Electric Vehicles

Thursday, April 26, 2007

An All-encompassing Policy Towards Climate/Environmental Change

I hope you had a chance to read my Global Warming story. One statement I made was this: “Politicians are supposed to represent the people, but they don’t know how to guide their constituency to unpopular, but healthier choices. This is not leadership but an abdication of responsibility. All solutions in society require industry, government, and the public who uses the goods and services. All three need to have a role and work together. It is not a popularity contest; it is about changing our lives for the better.”

I am adding a very critical fourth party to this because they are at the core. I am adding the energy companies because they are at the core to change and “industry” I am modifying to business and industry. They are independent users of energy, separating them from energy producers. Similar, but they have very different parts of energy and environmental solution.

All the solutions to our concerns about climate change, environmental & energy responsibility, and conservation of natural resources converge at the cross roads of these four groups. The solution must have each of the four groups involved. Today the group that I think is most missing, least committed, and the largest part of the solution is the general public. This is not to say there are not 100’s of thousands of strong supporters of environmental responsibility, but most do, what comes easiest, least expensive, most convenient as an alternative. I hope you also read about my JEDI Fund which is a way to change the economics that drives most of us common consumer’s behaviors around gasoline. The same kind of contribution could be made over coal, natural gas, and even oil used to generate energy (electricity). Doing this makes the other alternatives more attractive which give them a chance of being desired and wanted because the economics drive it.

Energy consumption by Sector breaks down this way. Total energy consumption in 2005 was 99.9 Trillion BTU’s (for reference 1 gallon of gas = 115,000 BTU’s). Residential was 22%, Commercial was 18%, Industrial was 32%, and Transportation was 28%. The private consumer is residential plus a good portion of the transportation market for energy. The public consumer also indirectly drives a lot of business and commercial activities with their associated energy use. I would estimate that the private consumer drives nearly 50% of our energy consumption. How can you have a solution without involving the consumer directly in the purchase decisions?
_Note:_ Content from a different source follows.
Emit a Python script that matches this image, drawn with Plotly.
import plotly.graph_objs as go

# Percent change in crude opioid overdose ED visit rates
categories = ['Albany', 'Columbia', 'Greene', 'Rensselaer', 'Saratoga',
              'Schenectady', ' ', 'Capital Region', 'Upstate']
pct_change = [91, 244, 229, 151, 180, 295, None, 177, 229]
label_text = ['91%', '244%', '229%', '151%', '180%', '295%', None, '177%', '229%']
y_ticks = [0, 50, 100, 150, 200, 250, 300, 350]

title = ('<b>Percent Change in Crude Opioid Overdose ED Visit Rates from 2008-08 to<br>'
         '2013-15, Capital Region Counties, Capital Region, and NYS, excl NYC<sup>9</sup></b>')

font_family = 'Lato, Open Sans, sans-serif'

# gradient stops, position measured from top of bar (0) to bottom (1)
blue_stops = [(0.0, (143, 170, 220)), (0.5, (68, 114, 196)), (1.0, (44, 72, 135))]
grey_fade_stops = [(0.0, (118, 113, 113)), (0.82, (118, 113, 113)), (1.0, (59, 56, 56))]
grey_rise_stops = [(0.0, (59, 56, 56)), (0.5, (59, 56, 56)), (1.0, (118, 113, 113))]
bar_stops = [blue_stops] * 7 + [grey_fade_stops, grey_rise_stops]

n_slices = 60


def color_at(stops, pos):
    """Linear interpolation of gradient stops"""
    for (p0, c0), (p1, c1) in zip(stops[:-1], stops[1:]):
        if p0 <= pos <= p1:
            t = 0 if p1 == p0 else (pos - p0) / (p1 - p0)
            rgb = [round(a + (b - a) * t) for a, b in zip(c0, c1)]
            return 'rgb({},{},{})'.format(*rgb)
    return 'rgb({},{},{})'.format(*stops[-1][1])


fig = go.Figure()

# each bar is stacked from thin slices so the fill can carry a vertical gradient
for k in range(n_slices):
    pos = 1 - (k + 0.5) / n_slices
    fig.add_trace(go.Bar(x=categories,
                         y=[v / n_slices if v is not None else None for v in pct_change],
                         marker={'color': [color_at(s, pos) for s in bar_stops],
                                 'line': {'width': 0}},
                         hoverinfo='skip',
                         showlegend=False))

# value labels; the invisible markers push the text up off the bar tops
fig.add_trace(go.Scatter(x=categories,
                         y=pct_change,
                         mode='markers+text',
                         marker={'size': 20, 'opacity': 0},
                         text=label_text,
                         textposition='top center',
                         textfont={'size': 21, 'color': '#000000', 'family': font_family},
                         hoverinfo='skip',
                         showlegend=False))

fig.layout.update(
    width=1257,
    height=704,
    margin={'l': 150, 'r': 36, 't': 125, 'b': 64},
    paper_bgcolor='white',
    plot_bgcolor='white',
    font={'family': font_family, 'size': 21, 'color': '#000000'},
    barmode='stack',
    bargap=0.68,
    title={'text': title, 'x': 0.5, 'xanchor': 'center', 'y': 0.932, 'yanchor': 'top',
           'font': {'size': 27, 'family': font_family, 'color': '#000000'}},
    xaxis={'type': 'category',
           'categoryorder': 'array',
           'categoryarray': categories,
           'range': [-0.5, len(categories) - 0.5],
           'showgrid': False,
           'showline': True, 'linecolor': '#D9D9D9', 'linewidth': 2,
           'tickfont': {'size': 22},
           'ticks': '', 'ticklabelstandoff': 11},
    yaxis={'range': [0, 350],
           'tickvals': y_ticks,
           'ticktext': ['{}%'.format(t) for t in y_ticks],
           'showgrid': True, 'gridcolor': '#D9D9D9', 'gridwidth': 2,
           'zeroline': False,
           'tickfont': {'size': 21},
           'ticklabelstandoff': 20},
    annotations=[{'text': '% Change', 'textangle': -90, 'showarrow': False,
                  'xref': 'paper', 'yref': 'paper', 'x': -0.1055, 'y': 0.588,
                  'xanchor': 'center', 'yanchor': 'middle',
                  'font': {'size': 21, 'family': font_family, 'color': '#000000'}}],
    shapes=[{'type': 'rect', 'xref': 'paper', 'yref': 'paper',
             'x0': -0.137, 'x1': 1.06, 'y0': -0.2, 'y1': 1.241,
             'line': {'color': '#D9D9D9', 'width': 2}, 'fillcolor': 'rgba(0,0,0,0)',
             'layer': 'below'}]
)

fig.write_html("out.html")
It is so easy for the politicians to say let’s increase CAFE on cars and trucks to solve the petroleum issue. Or to mandate more bio-fuels be used. Or set targets for use of more alternative energy. Who are they forgetting? Just about everyone who votes! It is all talk with total abdication of responsibility for the results or lack of results. The consumer will not pay more for anything where a lower cost option is available. All that is required is public policy that resets the cost balance. That takes courage and leadership to do. Do we have any of those people?

Since I am an automotive person, let’s look at CAFÉ or Corporate Average Fuel Economy. In 2001 the Federal Highway Administration reported that there were 230,428,326 vehicles registered for road operation in US. Passenger cars averaged 22.1 mpg and light trucks, vans, SUV averaged 17.6 mpg. In 2004, cars were at 22.4 mpg and trucks were at 16.2 mpg. In 2001 average vehicle age was 9 years old. The data also shows that the number of vehicles is rising continuously and so are the miles of travel per vehicle and fuel consumption per vehicle. Those 230M vehicles (2001) have grown to about 250M in 2006 and the average fuel economy for that fleet is now about 20 mpg. What does increasing fuel economy by 4% per year on just 17M new cars and trucks do to overall consumption of gasoline. NOT MUCH! Will it reverse the trends in driving behavior? ABSOLUTELY NOT! The politicians talk about how many millions of gallons of gas they will save but did you know that every man, women, and child consumes a 1 ¼ gallons of gas per day! We consumed in 2005, 140 billion gallons of gasoline! How do you stop this and make a significant reduction.

This is why we must pursue a 4-way discussion with the government, energy producers, business/industry, and the PUBLIC private consumer! What is needed is leadership and not an abdication of responsibility.